Tether & Bitfinex Focus of Manipulation Research & Swarm "Equity Tokens" Annoy Major Cryptocompanies
A bumpy market overnight saw the global cryptocurrency market cap recover by $1 billion to $280 billion, Bitcoin down by $10 to $6526 and Ethereum gained $9 to $487.
News emerged yesterday of possible market manipulation having occurred toward the end of 2017 when the price of Bitcoin spiked to record highs according to a research paper released by the University of Texas. Claims made in the paper suggest that Tether (USDT) was being used by the cryptocurrency exchange Bitfinex to support Bitcoin and multiple other altcoin prices. The purpose behind Tether essentially is to act as a “stable coin” to reduce volatility and effectively be “pegged” to the US Dollar 1:1. However, Tether has been mired in controversy on more than one occasion; in January Tether parted company with their auditors resulting in the company balance sheets not undergoing any audit at all fueling many long-held suspicions as to whether the cash book matched the volume of USDT available. Prior to the audit fiasco, Tether announced some $30 million worth of USDT had been stolen (which they subsequently dealt with by making the tokens in question irredeemable) leading to suspicion being cast on the company. In December both Bitfinex and Tether were subpoenaed revealing an overlap in management teams, lending further weight to the current manipulation theory.

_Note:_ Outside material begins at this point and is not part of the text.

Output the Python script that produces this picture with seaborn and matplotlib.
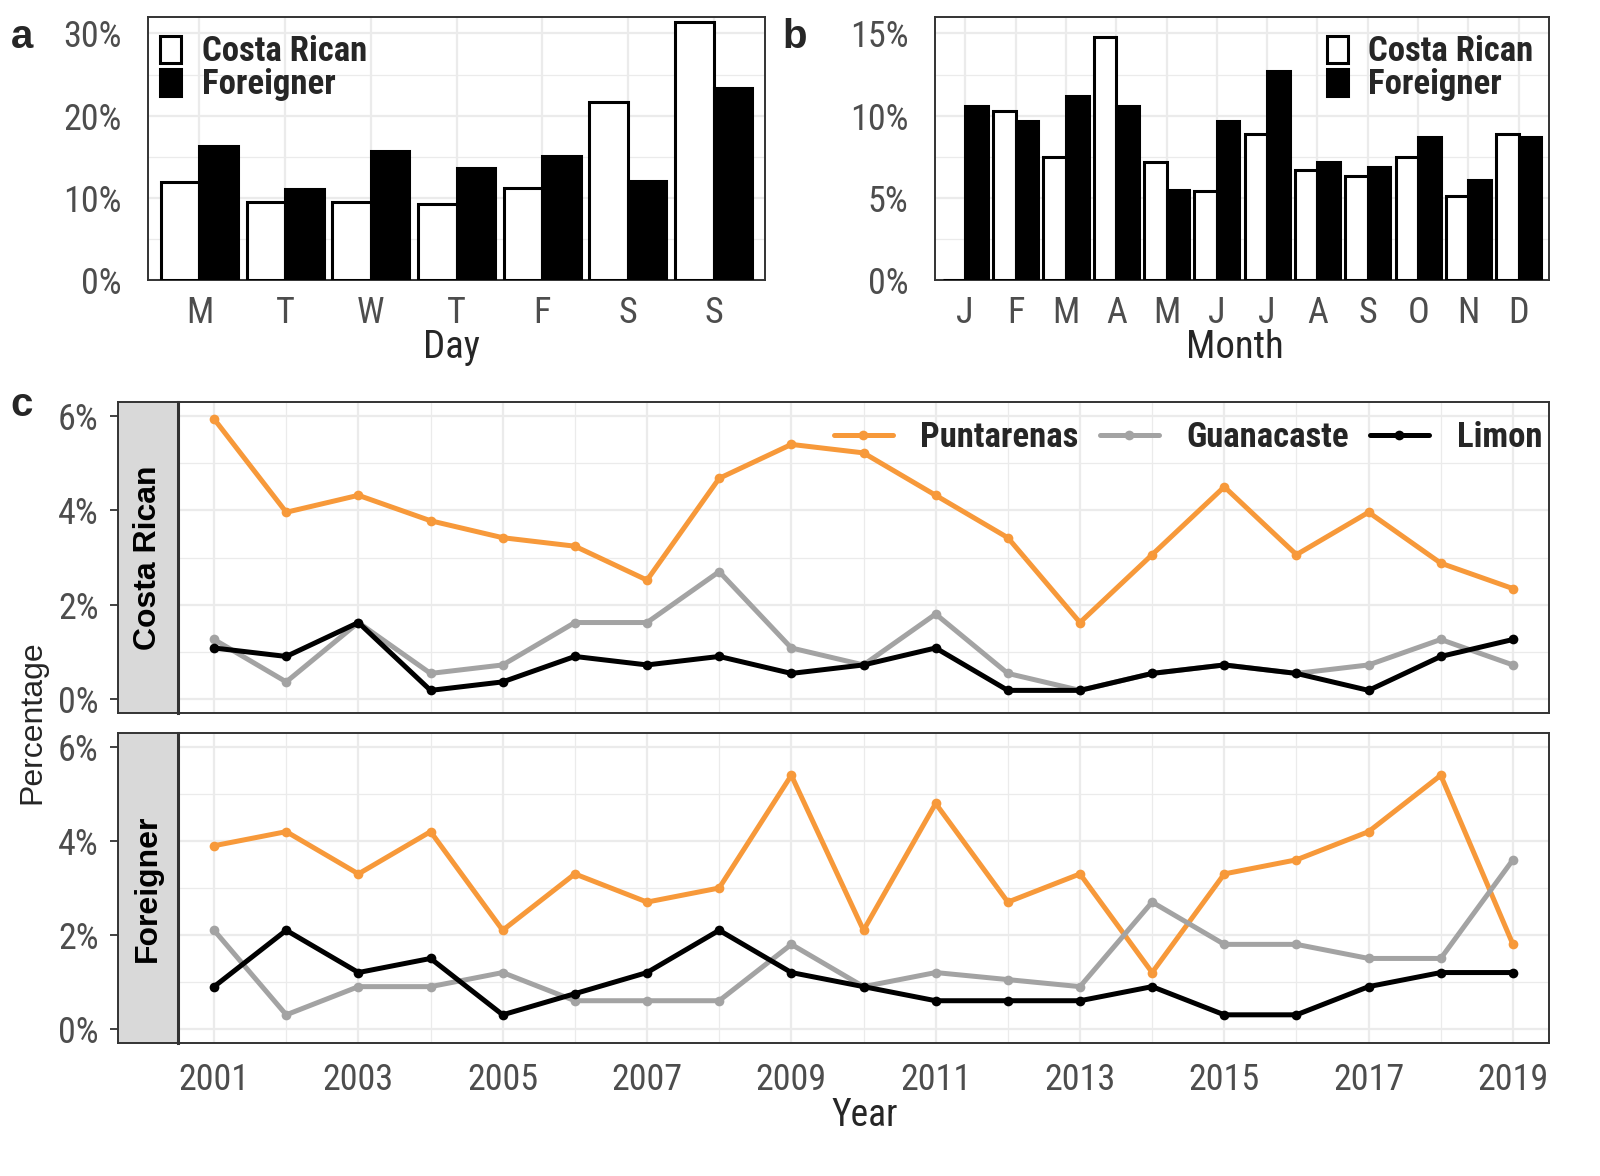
import matplotlib
matplotlib.use("Agg")
import matplotlib.pyplot as plt
from matplotlib.ticker import MultipleLocator, FixedLocator, FuncFormatter
import pandas as pd
import seaborn as sns

# ---- data (percentages) ----
day_names = ["Mon", "Tue", "Wed", "Thu", "Fri", "Sat", "Sun"]
day_labels = ["M", "T", "W", "T", "F", "S", "S"]
day_costa = [11.9, 9.5, 9.5, 9.2, 11.2, 21.7, 31.4]
day_foreign = [16.3, 11.1, 15.7, 13.6, 15.1, 12.1, 23.4]

month_names = ["Jan", "Feb", "Mar", "Apr", "May", "Jun",
               "Jul", "Aug", "Sep", "Oct", "Nov", "Dec"]
month_labels = ["J", "F", "M", "A", "M", "J", "J", "A", "S", "O", "N", "D"]
month_costa = [0.0, 10.3, 7.5, 14.8, 7.2, 5.4, 8.9, 6.7, 6.3, 7.5, 5.1, 8.9]
month_foreign = [10.6, 9.7, 11.2, 10.6, 5.5, 9.7, 12.7, 7.2, 6.9, 8.7, 6.1, 8.7]

years = list(range(2001, 2020))
punt_cr = [5.94, 3.96, 4.32, 3.78, 3.42, 3.24, 2.52, 4.68, 5.40, 5.22,
           4.32, 3.42, 1.62, 3.06, 4.50, 3.06, 3.96, 2.88, 2.34]
guan_cr = [1.26, 0.36, 1.62, 0.54, 0.72, 1.62, 1.62, 2.70, 1.08, 0.72,
           1.80, 0.54, 0.18, 0.54, 0.72, 0.54, 0.72, 1.26, 0.72]
limon_cr = [1.08, 0.90, 1.62, 0.18, 0.36, 0.90, 0.72, 0.90, 0.54, 0.72,
            1.08, 0.18, 0.18, 0.54, 0.72, 0.54, 0.18, 0.90, 1.26]
punt_fo = [3.9, 4.2, 3.3, 4.2, 2.1, 3.3, 2.7, 3.0, 5.4, 2.1,
           4.8, 2.7, 3.3, 1.2, 3.3, 3.6, 4.2, 5.4, 1.8]
guan_fo = [2.1, 0.3, 0.9, 0.9, 1.2, 0.6, 0.6, 0.6, 1.8, 0.9,
           1.2, 1.05, 0.9, 2.7, 1.8, 1.8, 1.5, 1.5, 3.6]
limon_fo = [0.9, 2.1, 1.2, 1.5, 0.3, 0.75, 1.2, 2.1, 1.2, 0.9,
            0.6, 0.6, 0.6, 0.9, 0.3, 0.3, 0.9, 1.2, 1.2]

provinces = ["Puntarenas", "Guanacaste", "Limon"]
prov_colors = {"Puntarenas": "#F7993A", "Guanacaste": "#A3A3A3", "Limon": "black"}
groups = ["Costa Rican", "Foreigner"]

sns.set_theme(style="white")
NARROW = ["Roboto Condensed", "Fira Sans Condensed", "Liberation Sans", "DejaVu Sans"]
REGULAR = ["Liberation Sans", "DejaVu Sans"]
plt.rcParams["font.family"] = NARROW

TICK_C = "#4D4D4D"
LINE_C = "#333333"
GRID_C = "#EBEBEB"

fig = plt.figure(figsize=(16, 11.76), dpi=100)


def px_axes(l, t, r, b):
    return fig.add_axes([l / 1600, 1 - b / 1176, (r - l) / 1600, (b - t) / 1176])


def style(ax):
    for s in ax.spines.values():
        s.set_color(LINE_C)
        s.set_linewidth(1.4)
    ax.tick_params(colors=LINE_C, labelcolor=TICK_C, labelsize=26,
                   length=6, width=1.3, direction="out")
    ax.tick_params(which="minor", length=0)
    ax.grid(True, which="major", color=GRID_C, linewidth=1.6)
    ax.grid(True, which="minor", color=GRID_C, linewidth=0.9)
    ax.set_axisbelow(True)


pct = FuncFormatter(lambda v, p: f"{v:.0f}%")


def bar_panel(ax, names, labels, costa, foreign, ymax, step, legend_loc, anchor):
    df = pd.DataFrame({
        "cat": names * 2,
        "pct": costa + foreign,
        "group": ["Costa Rican"] * len(names) + ["Foreigner"] * len(names),
    })
    sns.barplot(data=df, x="cat", y="pct", hue="group", order=names,
                hue_order=groups,
                palette={"Costa Rican": "white", "Foreigner": "black"},
                edgecolor="black", linewidth=2.2, width=0.9, gap=0,
                ax=ax, zorder=3)
    style(ax)
    ax.set_xlim(-0.6, len(names) - 0.4)
    ax.set_ylim(0, ymax)
    ax.yaxis.set_major_locator(MultipleLocator(step))
    ax.yaxis.set_minor_locator(MultipleLocator(step / 2))
    ax.yaxis.set_major_formatter(pct)
    ax.set_xticks(range(len(names)))
    ax.set_xticklabels(labels)
    ax.tick_params(axis="x", pad=5)
    ax.tick_params(axis="y", pad=13)
    ax.grid(True, axis="x", which="major", color=GRID_C, linewidth=1.6)
    ax.set_xlabel("")
    ax.set_ylabel("")
    h, l = ax.get_legend_handles_labels()
    ax.legend(h, l, loc=legend_loc, bbox_to_anchor=anchor, frameon=False,
              prop={"weight": "bold", "size": 25, "family": NARROW},
              handlelength=0.6, handleheight=0.8, handletextpad=0.6,
              labelspacing=0.0, borderaxespad=0, borderpad=0)


ax_a = px_axes(148, 17, 765, 280)
bar_panel(ax_a, day_names, day_labels, day_costa, day_foreign, 32, 10,
          "upper left", (0.02, 0.93))
ax_b = px_axes(935, 17, 1549, 280)
bar_panel(ax_b, month_names, month_labels, month_costa, month_foreign, 16, 5,
          "upper right", (0.975, 0.93))

fig.text(451 / 1600, 1 - 348 / 1176, "Day", ha="center", va="center", size=28)
fig.text(1235 / 1600, 1 - 348 / 1176, "Month", ha="center", va="center", size=28)

# ---- panel c ----
series = {
    ("Costa Rican", "Puntarenas"): punt_cr,
    ("Costa Rican", "Guanacaste"): guan_cr,
    ("Costa Rican", "Limon"): limon_cr,
    ("Foreigner", "Puntarenas"): punt_fo,
    ("Foreigner", "Guanacaste"): guan_fo,
    ("Foreigner", "Limon"): limon_fo,
}
rows = []
for (g, p), vals in series.items():
    for y, v in zip(years, vals):
        rows.append({"group": g, "province": p, "year": y, "pct": v})
dfc = pd.DataFrame(rows)

facet_px = {"Costa Rican": (402, 713), "Foreigner": (733, 1043)}
for g in groups:
    top, bot = facet_px[g]
    ax = px_axes(178, top, 1549, bot)
    sax = px_axes(118, top, 178, bot)
    sns.lineplot(data=dfc[dfc["group"] == g], x="year", y="pct",
                 hue="province", hue_order=provinces, palette=prov_colors,
                 marker="o", markersize=7, markeredgewidth=0, linewidth=3.6,
                 ax=ax, legend=(g == "Costa Rican"))
    style(ax)
    ax.set_xlim(2000.5, 2019.5)
    ax.set_ylim(-0.3, 6.3)
    ax.xaxis.set_major_locator(FixedLocator(years[::2]))
    ax.xaxis.set_minor_locator(FixedLocator(years[1::2]))
    ax.yaxis.set_major_locator(MultipleLocator(2))
    ax.yaxis.set_minor_locator(MultipleLocator(1))
    ax.tick_params(left=False, labelleft=False)
    ax.set_xlabel("")
    ax.set_ylabel("")
    if g == "Costa Rican":
        ax.tick_params(axis="x", bottom=False, labelbottom=False)
        h, l = ax.get_legend_handles_labels()
        ax.legend(h, l, loc="upper right", bbox_to_anchor=(0.995, 0.94),
                  ncol=3, frameon=False,
                  prop={"weight": "bold", "size": 25, "family": NARROW},
                  handlelength=1.7, handletextpad=0.8, columnspacing=0.6,
                  borderaxespad=0, borderpad=0)
    else:
        ax.tick_params(axis="x", pad=8)

    # strip on the left
    sax.set_facecolor("#D9D9D9")
    for s in sax.spines.values():
        s.set_color(LINE_C)
        s.set_linewidth(1.4)
    sax.spines["right"].set_linewidth(2.2)
    sax.set_xticks([])
    sax.set_ylim(-0.3, 6.3)
    sax.yaxis.set_major_locator(MultipleLocator(2))
    sax.yaxis.set_major_formatter(pct)
    sax.tick_params(axis="y", colors=LINE_C, labelcolor=TICK_C, labelsize=26,
                    length=6, width=1.3, pad=8, left=True)
    sax.text(0.5, 0.5, g, transform=sax.transAxes, rotation=90,
             ha="center", va="center", size=23, weight="bold",
             family=REGULAR, color="black")

fig.text(865 / 1600, 1 - 1115 / 1176, "Year", ha="center", va="center", size=27)
fig.text(32 / 1600, 1 - 722 / 1176, "Percentage", ha="center", va="center",
         rotation=90, size=23, family=REGULAR)

for lab, x, y in [("a", 22, 37), ("b", 795, 37), ("c", 22, 405)]:
    fig.text(x / 1600, 1 - y / 1176, lab, ha="center", va="center",
             size=29, weight="bold", family=REGULAR)

fig.savefig("out.png", dpi=100)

Ripple (XRP) making several appearances in the news today – AMEX apparently inadvertently confirmed their use of Ripple for their blockchain application in a (now removed) job posting. Meanwhile, Western Union have claimed they are yet to see any financial upside after testing Ripple’s xRapid product for the past six months. Western Union CEO Himet Ersek said “We are always criticized that Western Union is not cost-efficient, blah blah blah, but we did not see that part of the efficiency yet during our tests. The practical matter is it’s still too expensive”. It turns out that Western Union has only performed 10 transactions in their trial so far – hardly worth even calling that a trial given the volume of transactions the company processes daily – a fact pointed out by Ripple senior VP of Product Asheesh Birla. Birla went further to state “if Western Union were to expand the pilot to all of its payments, the firm would cut down on at least 50% of costs per transaction. Moreover, Western Union’s foreign exchange costs have also “been on average better than what they normally see,” Ripple’s own chief cryptographer made an odd claim that “Banks are unlikely to use distributed ledgers to process cross-border payments for now because of scalability and privacy issues” in an interview with Reuters. Given the recent announcement by the Mitsubishi UFJ Financial Group on their testing of their platform at 1 million TPS (transactions per second) it would appear Ripple have their work cut out for them – both on their own business and explaining clearly to clients how their products need to be applied in order to see the benefits.
Swarm announced the launch of what it calls “equity tokens” that (in theory) represent equity holdings in private companies in the fintech sector such as Coinbase, Robinhood, Ripple and Didi according to a post on their site. For those not familiar with the concept, in laymen terms Swarm claim to be acquiring/have acquired equity in private companies that have issued private or restricted shares to staff or venture capital backers (as opposed to the traditional open market). Swarm then "tokenise" the equity into "equity tokens" and offer them to investors as a way to invest into private firms indirectly. Whilst this might initially sound like a good idea, it is not without significant issues to say the least, both legally and financially. All too often privately issued equity will have extensive lock up period clauses attached (director shares for example can be subject to a 4 year lock up), and in addition jurisdiction can also be a problem – reg s stock cannot be owned sold to US citizens. Further still, if any of the private companies take the step to become listed on a traditional stock exchange no end of problems start to appear pending any stock splits, reversals, swaps or restructuring – let alone the possibility of a hostile acquisition being theoretically achievable. According to Coindesk both Ripple and Coinbase are not amused at all with Coinbase stating "As a private company, Coinbase does not allow trading of stock on secondary markets for a variety of reasons, including the fact that there is not full and equal information available to the market. We will take appropriate action if we find people have sold Coinbase shares in violation of our agreements not to do so," Suffice to say the terms “barge” and “pole” spring sharply to mind with offerings such as these – an investment into an investment that’s not designed to be an investment, yet when/if it were to become an investment product it only exists in the void between the traditional stockmarkets and the cryptomarkets – I’ll pass on that one thanks.